*REQUIRED TASK:* Search the material for the word "this" and report each line where it turns up.

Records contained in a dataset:
----------------
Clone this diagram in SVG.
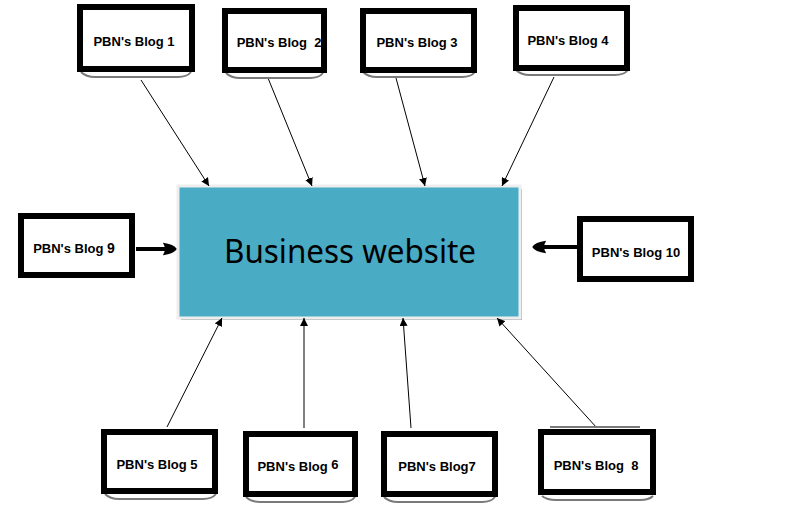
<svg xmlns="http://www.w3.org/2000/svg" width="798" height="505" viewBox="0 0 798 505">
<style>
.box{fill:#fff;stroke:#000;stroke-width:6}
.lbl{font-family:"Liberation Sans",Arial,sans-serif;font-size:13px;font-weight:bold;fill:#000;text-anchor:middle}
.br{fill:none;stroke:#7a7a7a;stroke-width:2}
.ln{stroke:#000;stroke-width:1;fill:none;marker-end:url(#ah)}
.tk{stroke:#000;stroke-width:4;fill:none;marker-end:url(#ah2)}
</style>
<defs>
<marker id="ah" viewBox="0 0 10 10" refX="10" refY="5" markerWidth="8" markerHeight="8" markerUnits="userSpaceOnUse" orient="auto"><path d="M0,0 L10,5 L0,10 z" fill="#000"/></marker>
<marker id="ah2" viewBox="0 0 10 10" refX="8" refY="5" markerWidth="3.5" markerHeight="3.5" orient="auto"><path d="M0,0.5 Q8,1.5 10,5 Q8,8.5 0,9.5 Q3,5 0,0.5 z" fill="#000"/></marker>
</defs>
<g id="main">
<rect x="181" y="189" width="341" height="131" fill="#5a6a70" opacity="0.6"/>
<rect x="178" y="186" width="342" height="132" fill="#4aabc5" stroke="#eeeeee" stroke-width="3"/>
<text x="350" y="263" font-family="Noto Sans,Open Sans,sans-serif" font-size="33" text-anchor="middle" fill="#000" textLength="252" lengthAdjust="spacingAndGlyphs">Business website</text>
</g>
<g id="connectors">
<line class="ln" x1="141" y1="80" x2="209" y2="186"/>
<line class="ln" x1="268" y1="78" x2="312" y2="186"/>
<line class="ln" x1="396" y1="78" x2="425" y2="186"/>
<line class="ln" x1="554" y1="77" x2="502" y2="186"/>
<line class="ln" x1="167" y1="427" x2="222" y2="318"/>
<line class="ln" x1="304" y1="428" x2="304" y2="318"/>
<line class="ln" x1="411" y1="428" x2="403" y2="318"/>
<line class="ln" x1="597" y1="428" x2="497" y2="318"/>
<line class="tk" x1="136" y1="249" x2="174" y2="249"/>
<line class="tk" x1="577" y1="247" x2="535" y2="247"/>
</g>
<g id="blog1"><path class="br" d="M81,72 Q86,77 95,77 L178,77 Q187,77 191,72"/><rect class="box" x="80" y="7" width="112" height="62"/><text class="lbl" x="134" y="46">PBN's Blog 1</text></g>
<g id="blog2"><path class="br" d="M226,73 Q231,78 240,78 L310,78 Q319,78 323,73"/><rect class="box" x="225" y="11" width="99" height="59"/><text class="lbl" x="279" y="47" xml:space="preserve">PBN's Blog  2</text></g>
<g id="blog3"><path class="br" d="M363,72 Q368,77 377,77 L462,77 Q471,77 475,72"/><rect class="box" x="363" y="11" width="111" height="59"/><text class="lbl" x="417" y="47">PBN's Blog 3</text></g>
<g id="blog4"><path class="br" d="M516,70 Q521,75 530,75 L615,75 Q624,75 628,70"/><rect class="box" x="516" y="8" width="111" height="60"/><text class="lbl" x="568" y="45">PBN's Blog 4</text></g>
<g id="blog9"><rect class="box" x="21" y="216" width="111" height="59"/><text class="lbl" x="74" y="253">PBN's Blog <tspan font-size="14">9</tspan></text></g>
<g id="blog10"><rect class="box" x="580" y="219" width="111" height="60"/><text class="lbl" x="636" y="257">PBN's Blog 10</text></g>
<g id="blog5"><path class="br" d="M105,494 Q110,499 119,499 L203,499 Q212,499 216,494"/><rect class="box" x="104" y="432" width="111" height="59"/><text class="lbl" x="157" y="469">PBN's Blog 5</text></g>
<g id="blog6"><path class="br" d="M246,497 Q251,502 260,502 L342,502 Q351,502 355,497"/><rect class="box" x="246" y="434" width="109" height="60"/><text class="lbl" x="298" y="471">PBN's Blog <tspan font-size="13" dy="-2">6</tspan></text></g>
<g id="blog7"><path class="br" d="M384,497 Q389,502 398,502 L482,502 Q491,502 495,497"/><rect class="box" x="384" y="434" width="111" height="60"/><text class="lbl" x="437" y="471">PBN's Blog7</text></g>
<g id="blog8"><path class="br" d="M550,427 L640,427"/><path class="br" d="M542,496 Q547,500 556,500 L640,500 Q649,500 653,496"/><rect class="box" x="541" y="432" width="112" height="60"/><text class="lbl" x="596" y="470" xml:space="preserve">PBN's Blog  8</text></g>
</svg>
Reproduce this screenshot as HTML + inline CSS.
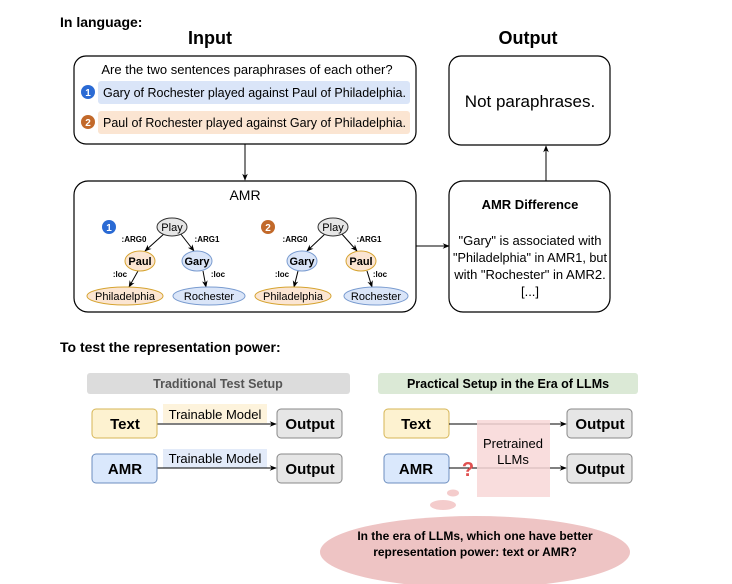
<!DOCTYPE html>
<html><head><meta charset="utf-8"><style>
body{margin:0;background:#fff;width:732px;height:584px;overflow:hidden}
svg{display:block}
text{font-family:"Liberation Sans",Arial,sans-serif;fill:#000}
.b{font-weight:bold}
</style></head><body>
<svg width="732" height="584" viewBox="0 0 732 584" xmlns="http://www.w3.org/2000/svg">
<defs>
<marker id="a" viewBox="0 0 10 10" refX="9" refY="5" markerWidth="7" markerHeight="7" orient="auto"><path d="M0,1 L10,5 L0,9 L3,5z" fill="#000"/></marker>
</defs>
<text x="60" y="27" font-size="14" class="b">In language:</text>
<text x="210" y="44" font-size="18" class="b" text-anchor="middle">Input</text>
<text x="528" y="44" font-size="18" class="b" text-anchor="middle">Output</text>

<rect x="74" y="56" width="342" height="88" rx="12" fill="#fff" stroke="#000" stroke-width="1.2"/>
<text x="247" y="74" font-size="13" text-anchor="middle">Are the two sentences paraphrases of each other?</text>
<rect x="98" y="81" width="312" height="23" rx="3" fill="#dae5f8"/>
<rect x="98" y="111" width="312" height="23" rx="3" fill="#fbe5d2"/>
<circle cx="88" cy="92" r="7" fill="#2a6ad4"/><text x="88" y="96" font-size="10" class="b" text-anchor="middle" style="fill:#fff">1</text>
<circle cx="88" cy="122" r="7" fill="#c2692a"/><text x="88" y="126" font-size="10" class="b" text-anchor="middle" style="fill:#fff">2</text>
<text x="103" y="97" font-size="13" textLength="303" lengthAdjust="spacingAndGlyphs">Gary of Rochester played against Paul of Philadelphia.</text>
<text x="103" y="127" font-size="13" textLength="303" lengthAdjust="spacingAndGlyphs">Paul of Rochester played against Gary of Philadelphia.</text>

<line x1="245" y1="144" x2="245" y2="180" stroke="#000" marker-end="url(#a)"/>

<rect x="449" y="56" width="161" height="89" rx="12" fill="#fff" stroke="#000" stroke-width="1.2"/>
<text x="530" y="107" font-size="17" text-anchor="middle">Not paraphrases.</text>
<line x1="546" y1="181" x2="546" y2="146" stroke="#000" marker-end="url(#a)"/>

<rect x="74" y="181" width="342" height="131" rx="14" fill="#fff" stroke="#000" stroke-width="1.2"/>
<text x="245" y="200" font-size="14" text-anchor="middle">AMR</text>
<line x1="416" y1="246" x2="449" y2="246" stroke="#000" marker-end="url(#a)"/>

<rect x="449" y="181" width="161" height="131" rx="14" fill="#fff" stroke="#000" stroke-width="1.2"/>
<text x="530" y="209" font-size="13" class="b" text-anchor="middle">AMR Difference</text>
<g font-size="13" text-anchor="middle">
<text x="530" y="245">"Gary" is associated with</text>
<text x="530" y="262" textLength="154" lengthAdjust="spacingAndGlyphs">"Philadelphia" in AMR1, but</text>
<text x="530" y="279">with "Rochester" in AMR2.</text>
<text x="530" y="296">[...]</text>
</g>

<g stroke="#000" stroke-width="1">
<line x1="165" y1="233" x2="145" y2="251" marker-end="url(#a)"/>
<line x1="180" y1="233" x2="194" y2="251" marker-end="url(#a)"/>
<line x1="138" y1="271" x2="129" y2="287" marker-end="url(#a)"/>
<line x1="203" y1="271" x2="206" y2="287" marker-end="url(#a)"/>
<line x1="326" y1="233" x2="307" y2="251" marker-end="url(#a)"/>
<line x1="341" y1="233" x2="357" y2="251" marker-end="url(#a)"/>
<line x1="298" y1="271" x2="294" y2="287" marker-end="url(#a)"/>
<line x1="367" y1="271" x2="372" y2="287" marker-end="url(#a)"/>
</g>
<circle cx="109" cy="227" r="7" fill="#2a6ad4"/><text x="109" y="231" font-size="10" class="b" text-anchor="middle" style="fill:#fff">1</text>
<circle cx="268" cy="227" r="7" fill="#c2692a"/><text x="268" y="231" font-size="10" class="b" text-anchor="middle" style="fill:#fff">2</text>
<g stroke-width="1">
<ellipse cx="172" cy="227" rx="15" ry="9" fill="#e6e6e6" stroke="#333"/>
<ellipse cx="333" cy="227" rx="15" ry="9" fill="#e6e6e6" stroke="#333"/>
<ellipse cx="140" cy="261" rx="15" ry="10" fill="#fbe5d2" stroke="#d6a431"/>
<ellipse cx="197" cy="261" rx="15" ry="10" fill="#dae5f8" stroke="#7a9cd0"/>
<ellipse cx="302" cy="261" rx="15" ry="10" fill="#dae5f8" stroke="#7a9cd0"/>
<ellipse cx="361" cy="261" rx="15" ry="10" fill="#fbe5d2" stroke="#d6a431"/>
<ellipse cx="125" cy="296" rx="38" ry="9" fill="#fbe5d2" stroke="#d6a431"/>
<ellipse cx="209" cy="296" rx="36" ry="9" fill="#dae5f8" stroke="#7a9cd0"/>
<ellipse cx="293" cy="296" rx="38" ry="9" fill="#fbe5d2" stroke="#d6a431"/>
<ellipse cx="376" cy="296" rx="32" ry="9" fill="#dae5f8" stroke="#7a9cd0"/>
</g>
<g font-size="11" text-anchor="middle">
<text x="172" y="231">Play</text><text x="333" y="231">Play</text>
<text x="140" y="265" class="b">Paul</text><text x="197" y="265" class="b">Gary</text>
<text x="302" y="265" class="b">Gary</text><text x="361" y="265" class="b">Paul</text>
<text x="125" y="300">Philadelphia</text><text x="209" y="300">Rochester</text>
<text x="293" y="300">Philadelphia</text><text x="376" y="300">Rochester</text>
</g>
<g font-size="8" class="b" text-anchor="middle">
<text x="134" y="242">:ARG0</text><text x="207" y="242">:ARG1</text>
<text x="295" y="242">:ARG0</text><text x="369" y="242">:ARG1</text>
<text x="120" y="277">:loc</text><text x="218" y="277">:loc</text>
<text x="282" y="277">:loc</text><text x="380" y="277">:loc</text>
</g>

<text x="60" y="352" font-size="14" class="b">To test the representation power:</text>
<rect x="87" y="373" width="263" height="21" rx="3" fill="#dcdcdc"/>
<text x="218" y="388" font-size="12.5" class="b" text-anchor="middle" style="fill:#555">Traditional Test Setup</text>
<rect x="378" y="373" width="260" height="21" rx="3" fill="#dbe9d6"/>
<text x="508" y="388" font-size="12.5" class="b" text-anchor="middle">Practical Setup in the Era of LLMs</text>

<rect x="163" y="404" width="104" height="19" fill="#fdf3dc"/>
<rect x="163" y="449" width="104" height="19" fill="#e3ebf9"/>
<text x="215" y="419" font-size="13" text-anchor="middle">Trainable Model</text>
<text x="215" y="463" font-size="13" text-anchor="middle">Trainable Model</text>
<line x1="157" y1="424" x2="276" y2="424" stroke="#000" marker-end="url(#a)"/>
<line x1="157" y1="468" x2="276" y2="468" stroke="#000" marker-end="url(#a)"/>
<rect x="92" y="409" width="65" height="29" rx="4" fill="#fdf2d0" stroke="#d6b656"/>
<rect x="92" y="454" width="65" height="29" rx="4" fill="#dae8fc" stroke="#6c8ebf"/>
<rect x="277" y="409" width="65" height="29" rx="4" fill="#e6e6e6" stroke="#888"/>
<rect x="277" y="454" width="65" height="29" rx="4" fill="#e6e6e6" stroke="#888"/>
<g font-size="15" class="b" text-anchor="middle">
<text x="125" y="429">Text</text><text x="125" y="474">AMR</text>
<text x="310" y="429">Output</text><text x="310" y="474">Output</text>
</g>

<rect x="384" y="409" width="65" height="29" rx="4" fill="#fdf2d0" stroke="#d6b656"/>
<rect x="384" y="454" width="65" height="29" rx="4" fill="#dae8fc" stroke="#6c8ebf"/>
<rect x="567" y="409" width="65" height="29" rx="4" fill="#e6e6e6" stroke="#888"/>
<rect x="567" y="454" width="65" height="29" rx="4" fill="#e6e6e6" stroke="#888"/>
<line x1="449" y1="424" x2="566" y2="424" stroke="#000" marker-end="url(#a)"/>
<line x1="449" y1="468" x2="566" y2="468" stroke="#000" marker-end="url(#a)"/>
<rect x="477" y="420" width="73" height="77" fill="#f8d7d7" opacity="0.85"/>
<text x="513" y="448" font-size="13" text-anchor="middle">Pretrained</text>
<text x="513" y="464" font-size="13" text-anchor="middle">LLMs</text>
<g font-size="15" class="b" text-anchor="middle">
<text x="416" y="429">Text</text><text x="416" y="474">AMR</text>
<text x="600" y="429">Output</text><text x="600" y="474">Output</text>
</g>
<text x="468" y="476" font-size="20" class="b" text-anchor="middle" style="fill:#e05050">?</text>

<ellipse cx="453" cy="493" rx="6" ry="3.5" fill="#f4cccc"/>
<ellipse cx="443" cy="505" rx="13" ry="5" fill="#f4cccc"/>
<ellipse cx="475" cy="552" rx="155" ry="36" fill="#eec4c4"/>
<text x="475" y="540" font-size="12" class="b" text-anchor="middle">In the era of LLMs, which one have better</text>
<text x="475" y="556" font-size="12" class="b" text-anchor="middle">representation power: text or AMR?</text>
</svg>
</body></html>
----------------
*TASK RESULT:*
Clone this diagram in SVG.
Reproduce this screenshot as HTML + inline CSS.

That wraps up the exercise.